Other possible predecessors and contemporaries have been suggested: G. K. Chesterton’s Hercule Flambeau, Robert Barr’s Eugène Valmont, A. E. W. Mason’s Inspector Hanaud, Marie Belloc Lowndes’s Hercules Popeau, and inevitably – despite Agatha Christie’s disclaimer – Sherlock Holmes.

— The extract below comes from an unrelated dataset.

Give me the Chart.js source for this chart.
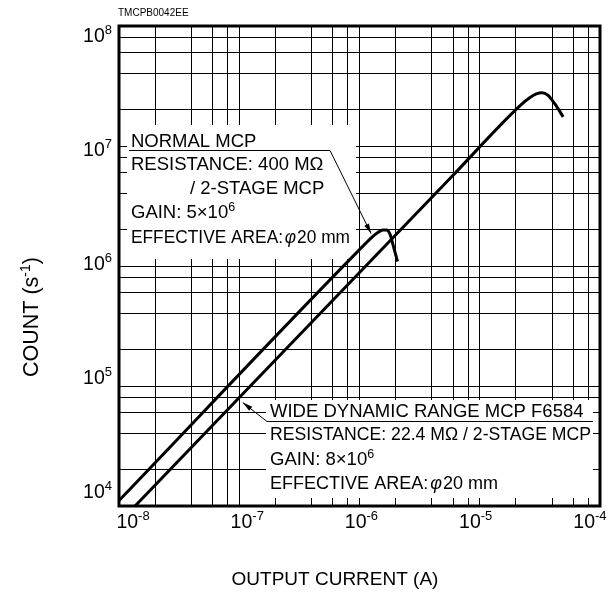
<!DOCTYPE html>
<html>
<head>
<meta charset="utf-8">
<script src="https://cdn.jsdelivr.net/npm/chart.js@4.4.0/dist/chart.umd.min.js"></script>
<style>
  html, body { margin: 0; padding: 0; background: #fff; }
</style>
</head>
<body>
<canvas id="chart" width="613" height="596"></canvas>
<script>
// Normal MCP: 400 MΩ / 2-stage, gain 5x10^6
const normalCurrent = [1e-8, 1e-6, 1.28e-6, 1.42e-6, 1.56e-6, 1.68e-6, 1.79e-6, 1.9e-6, 2.07e-6];
const normalCount = [1.11e4, 1.37e6, 1.75e6, 1.9e6, 2.0e6, 2.0e6, 1.85e6, 1.5e6, 1.09e6];

// Wide dynamic range MCP F6584: 22.4 MΩ / 2-stage, gain 8x10^6
const wideCurrent = [1.36e-8, 5.73e-6, 2.2e-5, 2.6e-5, 2.95e-5, 3.3e-5, 3.7e-5, 4.2e-5, 4.94e-5];
const wideCount = [1e4, 5.43e6, 2.2e7, 2.52e7, 2.72e7, 2.78e7, 2.64e7, 2.25e7, 1.75e7];

// axis decades and their exponents
const xDecades = [1e-8, 1e-7, 1e-6, 1e-5, 1e-4];
const xExponents = ['-8', '-7', '-6', '-5', '-4'];
const yDecades = [1e4, 1e5, 1e6, 1e7, 1e8];
const yExponents = ['4', '5', '6', '7', '8'];
const gridSteps = [1, 2, 4, 6, 8];

const FONT = '"Liberation Sans", Arial, Helvetica, sans-serif';

function gridValues(decades) {
    let values = [];
    decades.slice(0, -1).forEach(d => {
        gridSteps.forEach(s => values.push(s * d));
    });
    values.push(decades[decades.length - 1]);
    return values;
}

function toPoints(xs, ys) {
    return xs.map((x, i) => ({ x: x, y: ys[i] }));
}

// draw a run of text pieces (for superscripts, italic phi ...),
// squeezed sideways when it would be wider than maxWidth
function drawRich(ctx, parts, x, y, align, maxWidth) {
    let width = 0;
    parts.forEach(p => {
        ctx.font = p.font;
        width += (p.pad || 0) + ctx.measureText(p.text).width;
    });
    let k = maxWidth && width > maxWidth ? maxWidth / width : 1;
    let start = x;
    if (align === 'right') start = x - width * k;
    if (align === 'center') start = x - width * k / 2;
    ctx.save();
    ctx.translate(start, y);
    ctx.scale(k, 1);
    let cx = 0;
    parts.forEach(p => {
        ctx.font = p.font;
        cx += p.pad || 0;
        ctx.fillText(p.text, cx, -(p.rise || 0));
        cx += ctx.measureText(p.text).width;
    });
    ctx.restore();
}

function big(text, pad) { return { text: text, font: '18.5px ' + FONT, pad: pad }; }
function sup(text) { return { text: text, font: '12.5px ' + FONT, rise: 7.5 }; }
function phi() { return { text: 'φ', font: 'italic 18.5px ' + FONT, pad: 2 }; }
function tick(text) { return { text: text, font: '19.5px ' + FONT }; }
function tickSup(text) { return { text: text, font: '13px ' + FONT, rise: 8 }; }

function arrow(ctx, x0, y0, x1, y1) {
    ctx.beginPath();
    ctx.moveTo(x0, y0);
    ctx.lineTo(x1, y1);
    ctx.stroke();
    let a = Math.atan2(y1 - y0, x1 - x0);
    let len = 10, half = 2.6;
    ctx.beginPath();
    ctx.moveTo(x1, y1);
    ctx.lineTo(x1 - len * Math.cos(a) + half * Math.sin(a), y1 - len * Math.sin(a) - half * Math.cos(a));
    ctx.lineTo(x1 - len * Math.cos(a) - half * Math.sin(a), y1 - len * Math.sin(a) + half * Math.cos(a));
    ctx.closePath();
    ctx.fill();
}

const decor = {
    id: 'decor',
    beforeDatasetsDraw(chart) {
        const ctx = chart.ctx;
        const ca = chart.chartArea;
        ctx.save();
        ctx.fillStyle = '#fff';
        // label boxes sit over the grid, leaving the short ticks at the frame
        ctx.fillRect(ca.left + 8, ca.top + 99, 229, 134);
        ctx.fillRect(ca.left + 147, ca.top + 374, 327, 98);
        ctx.restore();
    },
    afterDatasetsDraw(chart) {
        const ctx = chart.ctx;
        const ca = chart.chartArea;
        const xs = chart.scales.x;
        const ys = chart.scales.y;
        ctx.save();
        ctx.fillStyle = '#000';
        ctx.strokeStyle = '#000';

        // frame
        ctx.lineWidth = 3;
        ctx.strokeRect(ca.left, ca.top, ca.right - ca.left, ca.bottom - ca.top);

        // tick labels
        ctx.textBaseline = 'alphabetic';
        xDecades.forEach((v, i) => {
            let px = xs.getPixelForValue(v);
            let cx = ca.left + 14 + (px - ca.left) * 0.95;
            drawRich(ctx, [tick('10'), tickSup(xExponents[i])], cx, ca.bottom + 22, 'center');
        });
        yDecades.forEach((v, i) => {
            let py = ys.getPixelForValue(v);
            let cy = ca.top + 9 + (py - ca.top) * 0.95;
            drawRich(ctx, [tick('10'), tickSup(yExponents[i])], ca.left - 7, cy + 7, 'right');
        });

        // axis titles
        drawRich(ctx, [{ text: 'OUTPUT CURRENT (A)', font: '19px ' + FONT }], 335, 585, 'center');
        ctx.save();
        ctx.translate(38, 317);
        ctx.rotate(-Math.PI / 2);
        drawRich(ctx, [
            { text: 'COUNT (s', font: '21.5px ' + FONT },
            { text: '-1', font: '14px ' + FONT, rise: 8 },
            { text: ')', font: '21.5px ' + FONT }
        ], 0, 0, 'center');
        ctx.restore();

        ctx.font = '10px ' + FONT;
        ctx.fillText('TMCPB0042EE', ca.left - 1, 16);

        // normal MCP note
        let nx = ca.left + 12;
        let ny = ca.top;
        drawRich(ctx, [big('NORMAL MCP')], nx, ny + 120.5, 'left');
        drawRich(ctx, [big('RESISTANCE: 400 MΩ')], nx, ny + 144, 'left');
        drawRich(ctx, [big('/ 2-STAGE MCP')], nx + 59, ny + 168, 'left');
        drawRich(ctx, [big('GAIN: 5×10'), sup('6')], nx, ny + 192, 'left');
        drawRich(ctx, [big('EFFECTIVE AREA:'), phi(), big('20 mm', 1)], nx, ny + 216.5, 'left', 219);

        // wide dynamic range note
        let wx = ca.left + 151;
        let wy = ca.top;
        drawRich(ctx, [big('WIDE DYNAMIC RANGE MCP F6584')], wx, wy + 390.5, 'left');
        drawRich(ctx, [big('RESISTANCE: 22.4 MΩ / 2-STAGE MCP')], wx, wy + 414, 'left', 321);
        drawRich(ctx, [big('GAIN: 8×10'), sup('6')], wx, wy + 439, 'left');
        drawRich(ctx, [big('EFFECTIVE AREA:'), phi(), big('20 mm', 1)], wx, wy + 463, 'left', 228);

        // underlines and leader arrows
        ctx.lineWidth = 1;
        ctx.beginPath();
        ctx.moveTo(ca.left + 10, ca.top + 124.5);
        ctx.lineTo(ca.left + 211, ca.top + 124.5);
        ctx.stroke();
        arrow(ctx, ca.left + 211, ca.top + 124.5, xs.getPixelForValue(1.4e-6) - 6, ys.getPixelForValue(1.9e6) + 1);

        ctx.beginPath();
        ctx.moveTo(ca.right - 7, ca.top + 395.5);
        ctx.lineTo(ca.left + 148, ca.top + 395.5);
        ctx.stroke();
        arrow(ctx, ca.left + 148, ca.top + 395.5, xs.getPixelForValue(1.05e-7) + 1, ys.getPixelForValue(7.7e4) + 3);

        ctx.restore();
    }
};

function logScale(min, max, decades) {
    return {
        type: 'logarithmic',
        min: min,
        max: max,
        afterBuildTicks: scale => {
            scale.ticks = gridValues(decades).map(v => ({ value: v }));
        },
        ticks: { display: false },
        grid: { color: '#000', lineWidth: 1, drawTicks: false },
        border: { display: false },
        title: { display: false }
    };
}

new Chart(document.getElementById('chart').getContext('2d'), {
    type: 'scatter',
    data: {
        datasets: [
            {
                label: 'NORMAL MCP',
                data: toPoints(normalCurrent, normalCount),
                showLine: true,
                borderColor: '#000',
                borderWidth: 3,
                pointRadius: 0,
                cubicInterpolationMode: 'monotone'
            },
            {
                label: 'WIDE DYNAMIC RANGE MCP F6584',
                data: toPoints(wideCurrent, wideCount),
                showLine: true,
                borderColor: '#000',
                borderWidth: 3,
                pointRadius: 0,
                cubicInterpolationMode: 'monotone'
            }
        ]
    },
    options: {
        responsive: false,
        animation: false,
        events: [],
        layout: { padding: { left: 119, right: 13, top: 26, bottom: 90 } },
        plugins: {
            legend: { display: false },
            tooltip: { enabled: false }
        },
        scales: {
            x: logScale(1e-8, 1e-4, xDecades),
            y: logScale(1e4, 1e8, yDecades)
        }
    },
    plugins: [decor]
});
</script>
</body>
</html>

Like Holmes, Poirot was vain, brilliant, and a bachelor; like Holmes he possessed, in Arthur Hastings, a faithful Watson; and, as readers will discover, there occur from time to time in the Poirot canon situations and frames of mind distinctly Holmesian. ‘Ah, well,’ as Poirot himself said complacently in Cards on the Table , ‘I am not above stealing the tricks of others.’ He knew perfectly well who he was. He was the one and only, the unique Hercule Poirot. If he had been asked about origins, I imagine him stroking his moustaches, his eyes as green as a cat’s. ‘Once upon a time,’ he might have replied, with an imperious wave of his hand, ‘there was born in the kingdom of Belgium a baby with an egg-shaped head …’

The kingdom of Belgium was – and still is – a neat, cautious, Catholic country that knows what it’s about. Family businesses flourish. Education and the arts are taken seriously and so is food. Its restaurants are well known to gourmets and its pastry chefs are famous.